We're trying to get our 5yr old out of the trailer and onto her bike but she's stubbornly refusing to attempt any riding without the stabilisers. 
Her balance isn't terrible but I'd like to take her on some longer rides with the family and as much as I enjoy the trailer it's really awkward to transport and heavy going. 
I've seen some great second hand tag alongs and am wondering if these are a better option. Something that will encourage her balance and teach her more. I can also use it with the youngest once the middle child outgrows it. 
So does anyone have any experience with tag alongs, did they work for you or were they more trouble than they were worth?


----------



## Milkfloat (22 Aug 2015)

We have a trail gator and found it invaluable to travel any sort of meaningful distance. My daughter was riding without stabalisers aged 2.5 and took the trail gator immediately, it gave us real freedom.

My son is currently 4.5, refuses to use a balance bike and is not even very keen on his bike with stabalisers, trying without stabalisers is a huge no-no for him. However, with the trail gator he loves riding.

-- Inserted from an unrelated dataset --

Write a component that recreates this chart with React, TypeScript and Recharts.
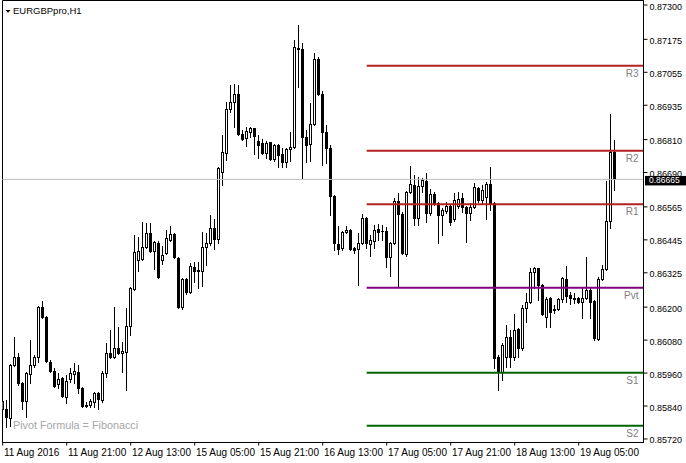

I would recommend a tag along or trail gator as it gives you more freedom. The trail gator can be a pain to fit properly, but it gives you the added freedom to have your daughter ride part of the way, then be hooked for the rest.


----------



## stoatsngroats (22 Aug 2015)

It's a few years back, but I used a tag a a long for my daughter, which allowed us to get some longer distances on the bikes, and she really enjoyed it. 
Her balance took a little while to get, once on her own un-stabilisered bike, but she took to cycling only around the park and back - she doesn't cycle now, although I'm not implying that this is because of the tag a long!

They're great fun!


----------



## ufkacbln (22 Aug 2015)

The question is whether you are trying to get her to ride or ride with you

Google the Ballantyne method if the former

Firstly you need a good towing bike as you will have to brake for the entire rig

secondly you will find that as the child moves in their saddle, the movement is transferred as a "flick" to the seatpost that can be a little unnerving at first - but easy once you get used to it

Also fit a mirror as this allows you to see what the child is doing

As a whole they are brilliant and a goodteaching aid

Discuss junctions, signalling and other matters and watch as they progress their skills


----------



## Clanghead (22 Aug 2015)

Yes.

We first hired one for a ride around a country park, and based on how successfully that went, we then invested in a tandem tag-a-long for our two boys who are close in age - it was excellent for taking them to childminders, nursery, school, and other children's birthday parties at the weekends - saved the money and hassle of needing a second car. Riding it gave them a good awareness of traffic, balance, coordination, and how to indicate, and the front seat had 6 gears so it also helped them get used to the idea of gearing. As far as I remember, it lasted them from about 4 and 3 years old until they were about 10 and 9, although by the latter time it was strictly for fun and they were much better riding their own bikes. Might or might not have been contributory, but the younger one learnt to ride his own bike without stabilisers while he was still 3. By the ages of 6 and 5 they were strong enough to do all the pedalling on level roads.We sold it to a friend with younger children. It was great fun.


----------



## shouldbeinbed (22 Aug 2015)

As above, worthwhile investment. 

If your bike brakes manage a trailer they'll manage a tag along.


----------



## Grumpyfatman (22 Aug 2015)

Thanks for the feedback everyone.
At the moment I'm not pushing her to get the stabilisers off but would like the option to put some distance in with the older daughter without the eldest being able to complain about the spare seat in the trailer too 

Sounds like a worthwhile investment, I've no worries about the brakes, it's being used with an MTB that has a good set of hydraulic disc brakes. If I can stop a trailer on an incline with the pair in it a tag along shouldn't be a problem.


----------



## Grumpyfatman (23 Aug 2015)

Job done, canyon trailabike found second hand. Middle child adores it and eldest is most jealous. 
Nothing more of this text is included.